### Data shown
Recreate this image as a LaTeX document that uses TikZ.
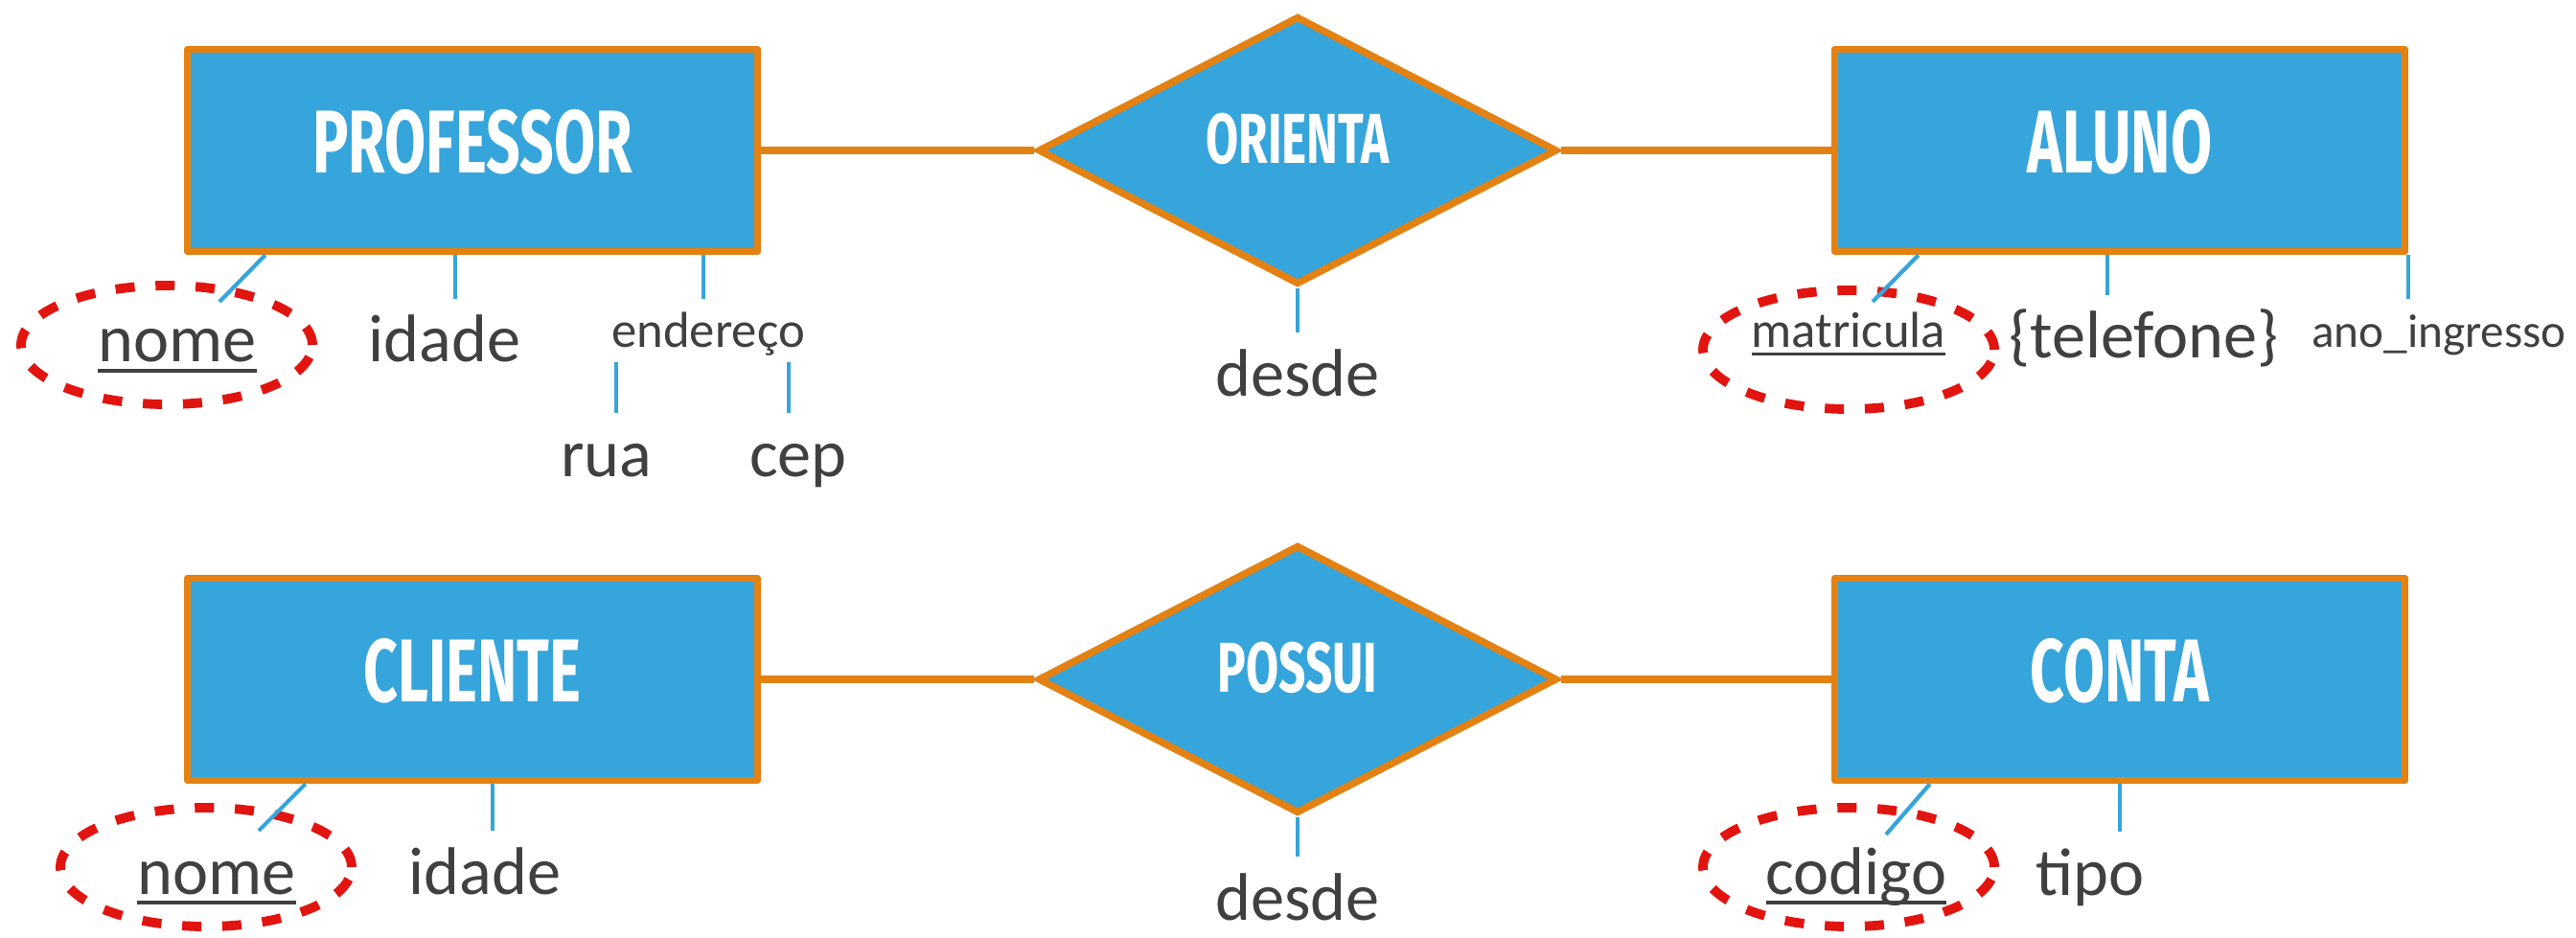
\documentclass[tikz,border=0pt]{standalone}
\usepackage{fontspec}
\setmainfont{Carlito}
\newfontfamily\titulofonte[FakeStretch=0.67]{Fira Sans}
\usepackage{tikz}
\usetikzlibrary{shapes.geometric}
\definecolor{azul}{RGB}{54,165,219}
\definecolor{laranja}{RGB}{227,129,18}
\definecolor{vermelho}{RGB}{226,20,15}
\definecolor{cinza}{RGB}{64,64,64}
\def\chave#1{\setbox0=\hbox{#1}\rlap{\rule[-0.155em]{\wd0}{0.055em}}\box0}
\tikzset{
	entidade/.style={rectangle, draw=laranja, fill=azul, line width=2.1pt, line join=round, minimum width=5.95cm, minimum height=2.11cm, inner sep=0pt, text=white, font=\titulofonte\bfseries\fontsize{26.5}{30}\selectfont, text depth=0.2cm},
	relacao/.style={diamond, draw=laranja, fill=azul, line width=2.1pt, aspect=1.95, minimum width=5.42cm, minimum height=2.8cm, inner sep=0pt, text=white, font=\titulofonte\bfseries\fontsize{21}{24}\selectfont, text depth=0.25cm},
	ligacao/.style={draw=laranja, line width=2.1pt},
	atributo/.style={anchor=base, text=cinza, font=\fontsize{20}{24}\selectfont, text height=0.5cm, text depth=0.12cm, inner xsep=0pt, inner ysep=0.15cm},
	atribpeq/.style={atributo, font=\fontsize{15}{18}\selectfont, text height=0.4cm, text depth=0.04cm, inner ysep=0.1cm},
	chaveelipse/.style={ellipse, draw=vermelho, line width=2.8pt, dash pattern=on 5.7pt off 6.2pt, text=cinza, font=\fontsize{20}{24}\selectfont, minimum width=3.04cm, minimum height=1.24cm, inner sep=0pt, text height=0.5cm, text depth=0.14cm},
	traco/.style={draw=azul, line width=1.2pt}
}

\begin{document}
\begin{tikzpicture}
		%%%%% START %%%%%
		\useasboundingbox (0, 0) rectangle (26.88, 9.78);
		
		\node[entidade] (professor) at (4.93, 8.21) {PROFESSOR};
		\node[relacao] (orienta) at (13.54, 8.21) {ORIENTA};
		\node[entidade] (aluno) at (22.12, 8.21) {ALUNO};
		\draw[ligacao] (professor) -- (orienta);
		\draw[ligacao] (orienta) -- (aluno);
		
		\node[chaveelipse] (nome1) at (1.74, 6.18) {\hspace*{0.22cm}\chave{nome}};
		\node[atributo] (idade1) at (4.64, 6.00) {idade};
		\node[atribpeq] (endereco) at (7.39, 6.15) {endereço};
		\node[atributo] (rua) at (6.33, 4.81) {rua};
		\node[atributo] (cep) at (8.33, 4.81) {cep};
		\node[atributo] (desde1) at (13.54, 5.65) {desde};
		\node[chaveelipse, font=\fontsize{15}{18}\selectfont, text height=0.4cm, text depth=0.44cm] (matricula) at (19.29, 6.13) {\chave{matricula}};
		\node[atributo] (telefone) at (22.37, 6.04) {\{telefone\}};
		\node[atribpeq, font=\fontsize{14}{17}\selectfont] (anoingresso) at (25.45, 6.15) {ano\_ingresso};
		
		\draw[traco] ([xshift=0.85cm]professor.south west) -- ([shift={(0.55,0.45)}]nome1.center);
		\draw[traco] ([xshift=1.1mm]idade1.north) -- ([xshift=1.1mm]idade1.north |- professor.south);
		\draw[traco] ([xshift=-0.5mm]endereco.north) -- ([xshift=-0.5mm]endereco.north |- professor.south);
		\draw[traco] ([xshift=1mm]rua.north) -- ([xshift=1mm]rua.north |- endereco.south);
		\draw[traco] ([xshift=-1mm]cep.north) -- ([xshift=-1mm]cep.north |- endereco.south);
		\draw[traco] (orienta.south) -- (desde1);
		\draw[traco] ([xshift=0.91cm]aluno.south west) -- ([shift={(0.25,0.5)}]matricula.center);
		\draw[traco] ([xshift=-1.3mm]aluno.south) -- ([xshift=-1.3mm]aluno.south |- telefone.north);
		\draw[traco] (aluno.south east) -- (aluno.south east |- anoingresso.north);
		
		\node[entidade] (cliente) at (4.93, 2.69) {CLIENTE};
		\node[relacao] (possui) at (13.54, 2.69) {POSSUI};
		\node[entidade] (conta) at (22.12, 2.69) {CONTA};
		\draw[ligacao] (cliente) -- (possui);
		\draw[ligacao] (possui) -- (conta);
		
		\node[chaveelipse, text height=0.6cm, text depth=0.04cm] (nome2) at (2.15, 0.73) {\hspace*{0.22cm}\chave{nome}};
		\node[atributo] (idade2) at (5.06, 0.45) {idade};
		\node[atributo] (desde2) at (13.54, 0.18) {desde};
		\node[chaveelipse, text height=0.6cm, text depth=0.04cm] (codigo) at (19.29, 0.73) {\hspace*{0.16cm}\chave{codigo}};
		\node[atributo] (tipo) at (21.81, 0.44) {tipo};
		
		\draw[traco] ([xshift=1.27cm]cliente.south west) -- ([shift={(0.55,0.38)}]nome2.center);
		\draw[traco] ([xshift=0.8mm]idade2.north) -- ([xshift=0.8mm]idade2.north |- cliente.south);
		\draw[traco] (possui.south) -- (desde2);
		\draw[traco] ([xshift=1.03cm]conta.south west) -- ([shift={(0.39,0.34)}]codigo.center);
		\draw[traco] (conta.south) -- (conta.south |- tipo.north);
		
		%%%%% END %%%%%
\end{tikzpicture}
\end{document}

### What is being asked
Reproduce the material above exactly, first line through the line that contains "(orienta) -- (aluno);", minus the pictures.

### Complete response
Recreate this image as a LaTeX document that uses TikZ.
\documentclass[tikz,border=0pt]{standalone}
\usepackage{fontspec}
\setmainfont{Carlito}
\newfontfamily\titulofonte[FakeStretch=0.67]{Fira Sans}
\usepackage{tikz}
\usetikzlibrary{shapes.geometric}
\definecolor{azul}{RGB}{54,165,219}
\definecolor{laranja}{RGB}{227,129,18}
\definecolor{vermelho}{RGB}{226,20,15}
\definecolor{cinza}{RGB}{64,64,64}
\def\chave#1{\setbox0=\hbox{#1}\rlap{\rule[-0.155em]{\wd0}{0.055em}}\box0}
\tikzset{
	entidade/.style={rectangle, draw=laranja, fill=azul, line width=2.1pt, line join=round, minimum width=5.95cm, minimum height=2.11cm, inner sep=0pt, text=white, font=\titulofonte\bfseries\fontsize{26.5}{30}\selectfont, text depth=0.2cm},
	relacao/.style={diamond, draw=laranja, fill=azul, line width=2.1pt, aspect=1.95, minimum width=5.42cm, minimum height=2.8cm, inner sep=0pt, text=white, font=\titulofonte\bfseries\fontsize{21}{24}\selectfont, text depth=0.25cm},
	ligacao/.style={draw=laranja, line width=2.1pt},
	atributo/.style={anchor=base, text=cinza, font=\fontsize{20}{24}\selectfont, text height=0.5cm, text depth=0.12cm, inner xsep=0pt, inner ysep=0.15cm},
	atribpeq/.style={atributo, font=\fontsize{15}{18}\selectfont, text height=0.4cm, text depth=0.04cm, inner ysep=0.1cm},
	chaveelipse/.style={ellipse, draw=vermelho, line width=2.8pt, dash pattern=on 5.7pt off 6.2pt, text=cinza, font=\fontsize{20}{24}\selectfont, minimum width=3.04cm, minimum height=1.24cm, inner sep=0pt, text height=0.5cm, text depth=0.14cm},
	traco/.style={draw=azul, line width=1.2pt}
}

\begin{document}
\begin{tikzpicture}
		%%%%% START %%%%%
		\useasboundingbox (0, 0) rectangle (26.88, 9.78);
		
		\node[entidade] (professor) at (4.93, 8.21) {PROFESSOR};
		\node[relacao] (orienta) at (13.54, 8.21) {ORIENTA};
		\node[entidade] (aluno) at (22.12, 8.21) {ALUNO};
		\draw[ligacao] (professor) -- (orienta);
		\draw[ligacao] (orienta) -- (aluno);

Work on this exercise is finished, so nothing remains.